In 2021, Sciba made 23-of-25 field goals, earning first-team all-conference honors. Although he had one year remaining of eligibility, Sciba elected to declare for the NFL draft. He finished his collegiate career with 80 field goals made on 89 attempts, setting the all-time record for accuracy at 89.9%. He also made all 193 of his extra point attempts, for a total of 433 points, on his way to becoming the all-time leader scoring in Wake Forest history.

==Professional career==

Pre-draft measurables
| Height | Weight | Arm length | Hand span |
| 5 ft 9+3⁄4 in (1.77 m) | 194 lb (88 kg) | 28+3⁄4 in (0.73 m) | 8+3⁄4 in (0.22 m) |
All values from Pro Day

===Pittsburgh Steelers===
After going unselected in the 2022 NFL draft, Sciba was signed by the Pittsburgh Steelers as an undrafted free agent, following a successful tryout.
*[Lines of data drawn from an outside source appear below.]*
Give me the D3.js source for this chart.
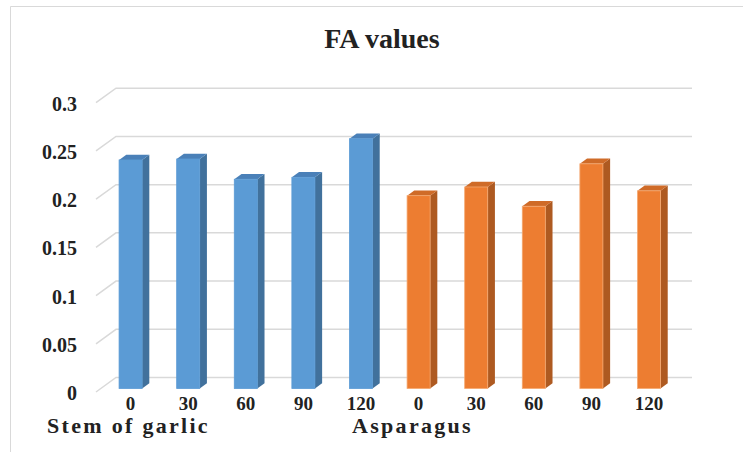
<!DOCTYPE html>
<meta charset="utf-8">
<style>
body { margin: 0; background: #fff; }
.grid { stroke: #d9d9d9; stroke-width: 1.5; fill: none; }
</style>
<svg width="743" height="452"></svg>
<script src="https://d3js.org/d3.v7.min.js"></script>
<script>

var groups = ["Stem of garlic", "Asparagus"];
var times = ["0", "30", "60", "90", "120"];
var garlic = [0.237, 0.238, 0.217, 0.219, 0.259];
var asparagus = [0.200, 0.209, 0.189, 0.233, 0.205];
var yTicks = [0, 0.05, 0.1, 0.15, 0.2, 0.25, 0.3];

var svg = d3.select("svg")
    .attr("font-family", "Liberation Serif")
    .attr("font-weight", "bold")
    .attr("fill", "#222");

// 3d box: front plane and a depth offset for the back wall
var depth = { dx: 20, dy: -14.5 };
var barDepth = { d0: 0.24, d1: 0.6 };

var cats = [];
groups.forEach(function(g, gi) {
  times.forEach(function(t, ti) {
    cats.push({ key: g + "|" + t, group: gi, time: t, value: (gi ? asparagus : garlic)[ti] });
  });
});

var x = d3.scaleBand()
    .domain(cats.map(function(d) { return d.key; }))
    .range([97, 673])
    .paddingInner(0.6)
    .paddingOuter(0.3);

var y = d3.scaleLinear()
    .domain([0, 0.3])
    .range([392, 102.7]);

var colors = [
  { front: "#5B9BD5", side: "#41719C", top: "#4A80B8", edge: "#5B9BD5" },
  { front: "#ED7D31", side: "#AE5A21", top: "#CF6B28", edge: "#F4A870" }
];

// border
svg.append("path")
    .attr("d", "M10.5,452V6.5H743")
    .attr("fill", "none")
    .attr("stroke", "#d9d9d9");

// title
svg.append("text")
    .attr("x", 382)
    .attr("y", 48)
    .attr("text-anchor", "middle")
    .attr("font-size", 28)
    .text("FA values");

// grid: side wall diagonals and back wall lines
var x0 = 96, x1 = 672;
var grid = svg.append("g");
yTicks.forEach(function(t) {
  grid.append("path")
      .attr("class", "grid")
      .attr("d", "M" + x0 + "," + y(t) + "l" + depth.dx + "," + depth.dy +
        "H" + (x1 + depth.dx));
});

// y tick labels
svg.append("g").selectAll("text")
  .data(yTicks)
  .join("text")
    .attr("x", 77)
    .attr("y", function(d) { return y(d) + 1; })
    .attr("dy", "0.35em")
    .attr("text-anchor", "end")
    .attr("font-size", 20)
    .text(function(d) { return d3.format("")(d); });

// bars
var ox = depth.dx * barDepth.d0, oy = depth.dy * barDepth.d0;
var sx = depth.dx * (barDepth.d1 - barDepth.d0), sy = depth.dy * (barDepth.d1 - barDepth.d0);
var w = x.bandwidth();

var bar = svg.append("g").selectAll("g")
  .data(cats)
  .join("g");

bar.append("path")
    .attr("fill", function(d) { return colors[d.group].side; })
    .attr("d", function(d) {
      var bx = x(d.key) + ox + w, top = y(d.value) + oy, bot = y(0) + oy;
      return "M" + bx + "," + top + "l" + sx + "," + sy + "V" + (bot + sy) + "L" + bx + "," + bot + "Z";
    });

bar.append("path")
    .attr("fill", function(d) { return colors[d.group].top; })
    .attr("d", function(d) {
      var bx = x(d.key) + ox, top = y(d.value) + oy;
      return "M" + bx + "," + top + "l" + sx + "," + sy + "h" + w + "l" + (-sx) + "," + (-sy) + "Z";
    });

bar.append("rect")
    .attr("x", function(d) { return x(d.key) + ox; })
    .attr("y", function(d) { return y(d.value) + oy; })
    .attr("width", w)
    .attr("height", function(d) { return y(0) - y(d.value); })
    .attr("fill", function(d) { return colors[d.group].front; })
    .attr("stroke", function(d) { return colors[d.group].edge; })
    .attr("stroke-width", 0.8);

// category labels
svg.append("g").selectAll("text")
  .data(cats)
  .join("text")
    .attr("x", function(d) { return x(d.key) + ox + w / 2; })
    .attr("y", 410)
    .attr("text-anchor", "middle")
    .attr("font-size", 19)
    .text(function(d) { return d.time; });

// group labels
var groupOffset = [-50, -33];
svg.append("g").selectAll("text")
  .data(groups)
  .join("text")
    .attr("x", function(d, i) { return x(d + "|" + times[0]) - x.step() * x.paddingInner() / 2 + groupOffset[i]; })
    .attr("y", 433)
    .attr("font-size", 22)
    .attr("letter-spacing", 2.3)
    .text(function(d) { return d; });

</script>
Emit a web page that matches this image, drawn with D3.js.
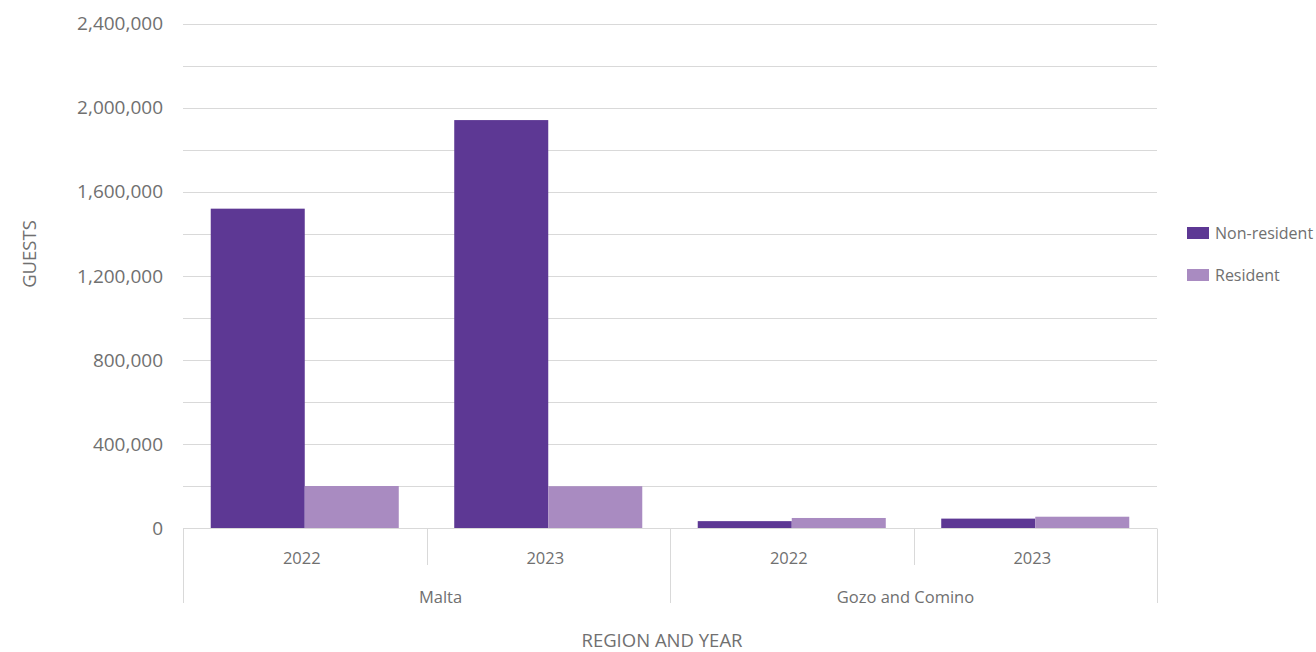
<!DOCTYPE html>
<html><head><meta charset="utf-8">
<script src="https://cdn.jsdelivr.net/npm/d3@7"></script>
<style>body{margin:0;background:#fff}svg{display:block}text{font-family:"Open Sans",sans-serif;fill:#707070}</style>
</head><body><svg id="c" width="1316" height="652"></svg>
<script>
const regions = ["Malta", "Gozo and Comino"];
const years = ["2022", "2023"];
const series = ["Non-resident", "Resident"];
const colors = ["#5d3894", "#a98bc1"];
const nonResident = [1520000, 1941000, 35000, 47000];
const resident = [202000, 201000, 50000, 56000];
const yTicks = [0, 400000, 800000, 1200000, 1600000, 2000000, 2400000];

const svg = d3.select("#c");
const L = 183, R = 1157, T = 23.5, B = 528.5;
const cats = [];
regions.forEach(r => years.forEach(y => cats.push(r + "|" + y)));
const x = d3.scaleBand().domain(cats).range([L, R]).paddingInner(0).paddingOuter(0);
const xs = d3.scaleBand().domain(series).range([0, x.bandwidth()]).paddingInner(0).paddingOuter(0.295);
const y = d3.scaleLinear().domain([0, 2400000]).range([B, T]);

// gridlines every 200k
const grid = d3.range(200000, 2400001, 200000);
svg.append("g").selectAll("line").data(grid).join("line")
  .attr("x1", L).attr("x2", R).attr("y1", d => Math.round(y(d)) + 0.5).attr("y2", d => Math.round(y(d)) + 0.5)
  .attr("stroke", "#d9d9d9").attr("stroke-width", 1);

// y axis labels
const yAxis = d3.axisLeft(y).tickValues(yTicks).tickFormat(d3.format(",")).tickSize(0).tickPadding(20);
const ya = svg.append("g").attr("transform", `translate(${L},0)`).call(yAxis);
ya.select(".domain").remove();
ya.selectAll("text").attr("font-size", 19).attr("fill", "#707070").attr("font-family", "'Open Sans',sans-serif").attr("dy", "0.32em");

// bars
const data = cats.map((c, i) => ({c, vals: [nonResident[i], resident[i]]}));
const g = svg.append("g");
data.forEach(d => {
  series.forEach((s, j) => {
    g.append("rect")
      .attr("x", x(d.c) + xs(s)).attr("width", xs.bandwidth())
      .attr("y", y(d.vals[j])).attr("height", B - y(d.vals[j]))
      .attr("fill", colors[j]);
  });
});

// baseline
svg.append("line").attr("x1", L).attr("x2", R).attr("y1", B).attr("y2", B).attr("stroke", "#d9d9d9");

// category separators
const sep = svg.append("g").attr("stroke", "#d9d9d9");
cats.forEach((c, i) => {
  const xx = Math.round(x(c)) + 0.5;
  const isRegionEdge = i % years.length === 0;
  sep.append("line").attr("x1", xx).attr("x2", xx).attr("y1", B).attr("y2", isRegionEdge ? 603 : 565);
});
sep.append("line").attr("x1", R + 0.5).attr("x2", R + 0.5).attr("y1", B).attr("y2", 603);

// year labels
svg.append("g").selectAll("text").data(cats).join("text")
  .attr("x", d => x(d) + x.bandwidth() / 2 - 3).attr("y", 564).attr("text-anchor", "middle")
  .attr("font-size", 16.5).text(d => d.split("|")[1]);

// region labels
const regionShift = [14, -8];
regions.forEach((r, i) => {
  const x0 = x(r + "|" + years[0]);
  const x1 = x(r + "|" + years[years.length - 1]) + x.bandwidth();
  svg.append("text").attr("x", (x0 + x1) / 2 + regionShift[i]).attr("y", 603).attr("text-anchor", "middle")
    .attr("font-size", 16.5).text(r);
});

// axis titles
svg.append("text").attr("x", (L + R) / 2 - 8).attr("y", 647).attr("text-anchor", "middle")
  .attr("font-size", 18.5).text("REGION AND YEAR");
svg.append("text").attr("transform", "translate(36,254) rotate(-90)").attr("text-anchor", "middle")
  .attr("font-size", 18.5).text("GUESTS");

// legend
series.forEach((s, j) => {
  const ly = 233 + j * 42;
  svg.append("rect").attr("x", 1187).attr("y", ly - 6).attr("width", 22).attr("height", 12).attr("fill", colors[j]);
  svg.append("text").attr("x", 1215).attr("y", ly).attr("dy", "0.35em").attr("font-size", 16).text(s);
});
</script></body></html>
He was waived during roster cuts, on August 23. After Steelers kicker Chris Boswell was ruled out prior to a Week 8 game against the Philadelphia Eagles, Sciba was re-signed as an emergency replacement on October 29. Sciba made his NFL debut against the Eagles on October 30, 2022, and made all three of his kicks, including field goals of 38 and 28 yards and one extra point in the 13–35 loss. Up until two days prior to making his NFL debut, Sciba had worked for a fish market. He was released on November 8.

===New Jersey Generals===
On January 31, 2023, Sciba signed with the New Jersey Generals of the United States Football League (USFL). The Generals folded when the XFL and USFL merged to create the United Football League (UFL).